"Above all, The Smashing Machine is a showcase for its star Dwayne Johnson, whose own history as a pro wrestler is an inextricable part of the screen persona he's created over the past decade and a half: genial action hero, reliable driver of fast-and-furious vehicles, and corny yet undefeatable dad. In choosing to play a darker, more volatile, less heroic character than any he's taken on before, Johnson reveals an intriguing new dimension of himself as an actor."

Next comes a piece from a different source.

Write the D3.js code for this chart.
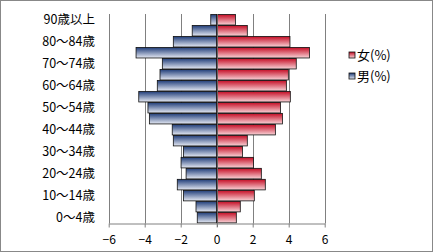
<!DOCTYPE html>
<html>
<head>
<meta charset="utf-8">
<script src="https://cdn.jsdelivr.net/npm/d3@7"></script>
<style>
  body { margin: 0; background: #fff; }
  text { font-family: "Noto Sans CJK JP", "Noto Sans", sans-serif; fill: #000; }
</style>
</head>
<body>
<svg id="chart" width="433" height="252"></svg>
<script>
// age groups, bottom to top
const ages = ["0〜4歳", "5〜9歳", "10〜14歳", "15〜19歳", "20〜24歳", "25〜29歳", "30〜34歳",
  "35〜39歳", "40〜44歳", "45〜49歳", "50〜54歳", "55〜59歳", "60〜64歳", "65〜69歳",
  "70〜74歳", "75〜79歳", "80〜84歳", "85〜89歳", "90歳以上"];
const male = [-1.08, -1.15, -1.85, -2.19, -1.70, -1.98, -1.85, -2.41, -2.47, -3.74,
  -3.82, -4.33, -3.30, -3.15, -3.02, -4.48, -2.41, -1.36, -0.33];
const female = [1.09, 1.31, 2.09, 2.70, 2.48, 2.04, 1.43, 1.70, 3.26, 3.65,
  3.54, 4.09, 3.87, 3.98, 4.42, 5.15, 4.07, 1.70, 1.04];
const xTicks = [-6, -4, -2, 0, 2, 4, 6];
const seriesNames = ["女(%)", "男(%)"];

const svg = d3.select("#chart");

svg.append("rect")
  .attr("x", 0.5).attr("y", 0.5)
  .attr("width", 432).attr("height", 251)
  .attr("fill", "#fff").attr("stroke", "#888");

const defs = svg.append("defs");
function grad(id, top, bottom) {
  const g = defs.append("linearGradient").attr("id", id)
    .attr("x1", 0).attr("y1", 0).attr("x2", 0).attr("y2", 1);
  g.append("stop").attr("offset", "0%").attr("stop-color", top);
  g.append("stop").attr("offset", "100%").attr("stop-color", bottom);
}
grad("gBlue", "#1f3c78", "#e6eaf4");
grad("gRed", "#c40c24", "#f9d4d8");

const x = d3.scaleLinear().domain([-6, 6]).range([108.7, 324.7]);
const y = d3.scaleBand().domain(ages).range([223.3, 14]).paddingInner(0.04).paddingOuter(0.04);

// gridlines
svg.append("g")
  .selectAll("line")
  .data(xTicks.filter(d => d !== 0))
  .enter()
  .append("line")
  .attr("x1", d => Math.round(x(d)) + 0.5)
  .attr("x2", d => Math.round(x(d)) + 0.5)
  .attr("y1", 14).attr("y2", 223.5)
  .attr("stroke", "#808080");

// bars
const data = ages.map((a, i) => ({ age: a, m: male[i], f: female[i] }));
const bars = svg.append("g");
bars.selectAll(".male")
  .data(data)
  .enter()
  .append("rect")
  .attr("class", "male")
  .attr("x", d => x(d.m))
  .attr("y", d => y(d.age))
  .attr("width", d => x(0) - x(d.m))
  .attr("height", y.bandwidth())
  .attr("fill", "url(#gBlue)")
  .attr("stroke", "#111")
  .attr("stroke-width", 0.8);
bars.selectAll(".female")
  .data(data)
  .enter()
  .append("rect")
  .attr("class", "female")
  .attr("x", x(0))
  .attr("y", d => y(d.age))
  .attr("width", d => x(d.f) - x(0))
  .attr("height", y.bandwidth())
  .attr("fill", "url(#gRed)")
  .attr("stroke", "#111")
  .attr("stroke-width", 0.8);

// zero line
svg.append("line")
  .attr("x1", Math.round(x(0)) + 0.5).attr("x2", Math.round(x(0)) + 0.5)
  .attr("y1", 14).attr("y2", 227)
  .attr("stroke", "#666");

// x axis
const xAxis = svg.append("g")
  .attr("transform", "translate(0,223.5)")
  .call(d3.axisBottom(x).tickValues(xTicks).tickSize(4).tickSizeOuter(0).tickFormat(d3.format("d")));
xAxis.select(".domain").attr("stroke", "#808080");
xAxis.selectAll(".tick line").attr("stroke", "#808080");
xAxis.selectAll("text")
  .attr("y", 12)
  .style("font-size", "12px")
  .style("font-family", "\"Noto Sans CJK JP\", sans-serif")
  .attr("fill", "#000");

// category labels (every other)
svg.append("g")
  .selectAll("text")
  .data(ages.filter((a, i) => i % 2 === 0))
  .enter()
  .append("text")
  .attr("x", 95)
  .attr("y", d => y(d) + y.bandwidth() / 2)
  .attr("dy", "0.36em")
  .attr("text-anchor", "end")
  .style("font-size", "12.5px")
  .text(d => d);

// legend
const legend = svg.append("g")
  .selectAll("g")
  .data(seriesNames)
  .enter()
  .append("g")
  .attr("transform", (d, i) => `translate(349,${52 + i * 21})`);
legend.append("rect")
  .attr("x", 0).attr("y", 0)
  .attr("width", 6).attr("height", 6)
  .attr("fill", (d, i) => i === 0 ? "url(#gRed)" : "url(#gBlue)")
  .attr("stroke", "#111")
  .attr("stroke-width", 0.8);
legend.append("text")
  .attr("x", 8)
  .attr("y", 3)
  .attr("dy", "0.36em")
  .style("font-size", "13px")
  .text(d => d);
</script>
</body>
</html>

"The Smashing Machine is also the title of a 2002 HBO documentary directed by John Hyams, and Safdie adopts some of the visual conventions of nonfiction filmmaking to tell the true story of both films' subject, the ultimate fighting star Mark Kerr. The handheld camera (the cinematographer is Maceo Bishop) bobs and weaves around the ring, occasionally zooming in on the reaction of faces in the crowd."
Benny Safdie's first solo feature subverts conventional sports-biopic expectations by offering a nuanced character study of Mark Kerr, an early mixed martial arts star. The film avoids inspirational and bleakly tragic extremes, instead portraying a flawed but admirably dedicated athlete amid the sport's rapid evolution. Dwayne Johnson takes a darker, more volatile role that reveals a new dimension of his acting, though the script's strict avoidance of sentiment limits emotional expression. The production adopts nonfiction visual conventions and handheld camerawork by Maceo Bishop to create an intimate, eavesdropping sense of immediacy with a gritty, 1970s-influenced style. The result emphasizes atmosphere and character over melodrama.